@@Stormanet1 I agree. Muay Thai don't really focus on training many skills, but training on some important skills to make them deadly. (Like low kick or knee jump kick)
@@BrokenX15 Titan was basically a cyborg demon , so we can construct an AI that is as large as Titan and can do the same moves using that Giant Desolator
Yeah you can get a good surprise out of it. My personal favorite is a good old roundhouse, but that's cause there's just something different about making a guy's knees bend a way they shouldn't... Muay Thai hits hard.
I'm a black belt, in a Korean Martial Art called, Tang Soo Do. In my martial art I was taught a lot of techniques, but my favorite technique is the butterfly kick.

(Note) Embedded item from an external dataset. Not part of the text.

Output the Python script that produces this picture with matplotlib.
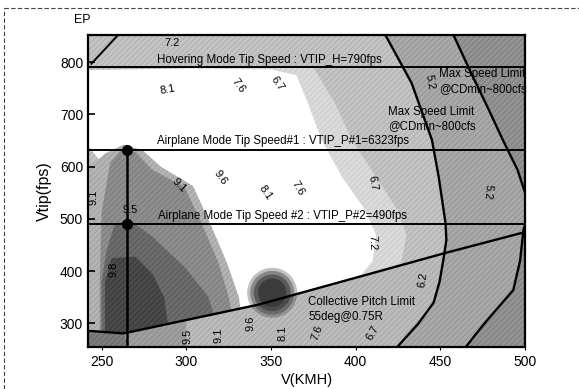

Boxing, Muay Thai and MMA have no grading systems. They teach the most effective full contact fight techniques from the start. All those kata and form moves, namely static stances and ineffectual blocks only work in the movies. The grading system is just designed to take your money for several years. Traditional styles that enter MMA have to adapt to MMA, to the point where there is no resemblance to the original style. Being hit in the face while someone is trying to overwhelm you changes everything.
I’m a recommended black belt in teakwondo and it was very cool to see a different style of martial arts and the different names for them (we call the “tornado” a jump a butterfly kick and some others are different for us as well)
In taekwondo we do all of the kick from up to the purple belt for karate, at just white belt and so this makes me scared of what holds for me in the future…
I also do karate and in my karate school,the order is like this: white yellow orange green Blue Red brown Black I’m a red belt and if you have ever done karate you will know it will take a while to get all these belts.
White belt has the most usable kick. In a real life scenario on the street where your opponent could be a boxer, crackhead or kravmaga user you generally dont wanna turn your eyes of him.